Shadows Over Chinatown

Victor Sen Yung as Jimmy Chan Sidney Toler as Charlie Chan Mantan Moreland as Birmingham Brown

Victor Sen Yung as Jimmy Chan
Sidney Toler as Charlie Chan
Mantan Moreland as Birmingham Brown

As a kid, the Sidney Toler movie version of Charlie Chan was one of my favorite Saturday Specials at the Avalon Theater’s weekly double feature, action serial, and cartoon package. From 1946 to 1952, the Avalon at 75th and Lawndale in Houston’s East End was the second largest theater of the mind that many of us could ever imagine or hope to embrace with our dreams for grand adventure. The “sandlot” remained our largest playground for the muses in those days because, after all, the act of playing the game of baseball in our bare feet was an even shorter hop in the mind to our imaginings of the big league uniforms we would one day wear on our way through the roaring crowds that would be cheering us on to the Hall of Fame.

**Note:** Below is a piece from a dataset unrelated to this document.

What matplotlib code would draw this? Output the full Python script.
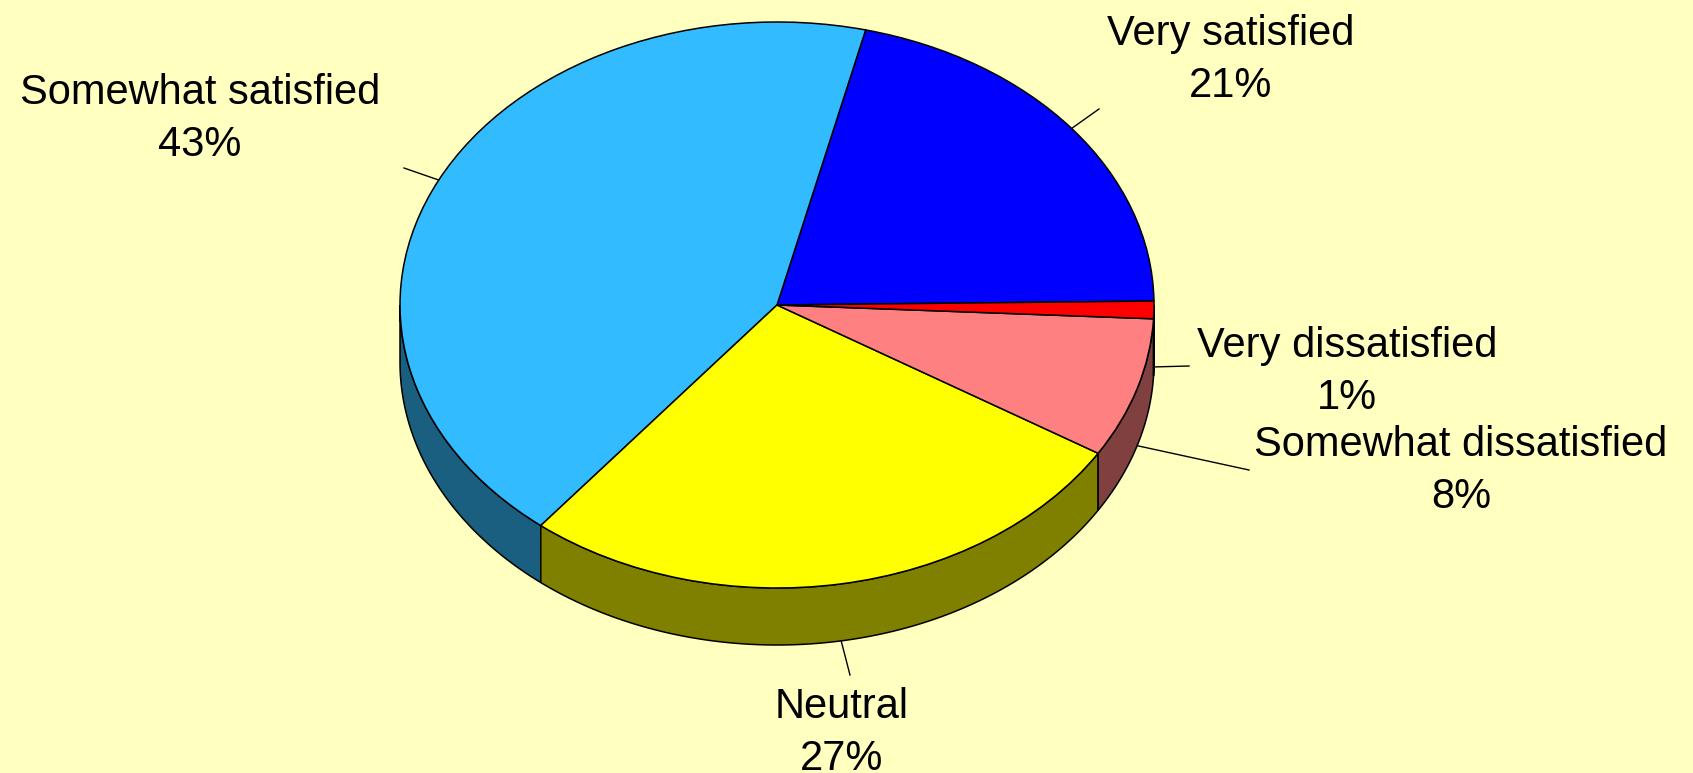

Those black and white kid movies, always served weekly as one western and one contemporary action or comedy flick, simply oiled the mind to all other possibilities.

I especially loved Sidney Toler’s characterization of the Chinese-Hawaiian detective, Charlie Chan, even though it never occurred to me as a product of my times and culture to wonder why the movie-makers did not simply hire an Asian actor to play an Asian character. My fine-tuner on racism in movie role casting was not so definitive in those days. All I got from Toler’s Chan was the belief that older Chinese detectives must be just about the smartest people in the world.

Charlie Chan usually had one of his many young adult children tagging along with on new cases as a bungling, but bright (sort of) apprentice who often frustrates, but eventually helps wise old Dad to solve a tough case. The son assistant I remember best was called “Jimmy” – who curiously enough, like the rest of Charlie’s kids, was beautifully played by a young Asian actor, Victor Sen Yung.

The other assistant was a fellow they called “Birmingham Brown” – played by the very funny comedic actor, Mantan Moreland – who played the regula role of Chan’s chauffeur, complete with cap and uniform. That casting ruse simply got Brown into the mix. Birmingham’s real job was to portray a man who is reluctantly and fearfully pulled into the job of assisting the Chan family solve their latest murder mystery or other story of broad scale intrigue.

Back in the 1970s, many writers criticized Moreland’s portrayal of Birmingham Brown as a demeaning exposition of Uncle Tomism – one that portrayed black males as fearful and less intelligent, but I refuse to insult the man’s comedic genius with such an overly sensitive judgment. Birmingham Brown was often the only character expressing the real danger of the situations that came along with his involvement with the Chans. As an actor who understood the role of timing in comedy, the man was a master.

My favorite example of a sound byte quote from Birmingham Brown came at the end of one movie in which Charlie and Jimmy Chan are seen driving away from a spooky old mansion in the woods after solving a murder there in spite of constant “ghost” threats from the perpetrator that were designed to scare them away and avoid apprehension.

Somewhere near the end, Charlie and Jimmy Chan have become separated from Birmingham Brown and are driving back to town at about 50 MPH down a two-lane country highway in the dead of night. All of a sudden, as we are looking through the passenger front seat window at Charlie riding and Jimmy driving, we see the look of surprise and wonder on their faces as the top form and face of Birmingham Brown appears on the other side of the car, apparently running along with them at this improbable-for-humans rate of speed.

“Birmingham,” Jimmy shouts, “what are you doing?”

“I’m getting away from them ghosts,” Birmingham answers.

“Don’t worry, Birmingham,” Jimmy adds, “we’re safe now!”

Birmingham suddenly hears a strange howl coming from the nearby woods.

“Feet, don’t fail me now!”

Moreland leaves his iconic exit line as we see him rapidly accelerating in his run beside the Chan auto, leaving the speeding car far behind as he races ahead of them down the highway.

Those were the days, my friends. Movies were one and the same, escapist fun and dream houses for our imaginations.

Have a great Friday and a wonderful weekend!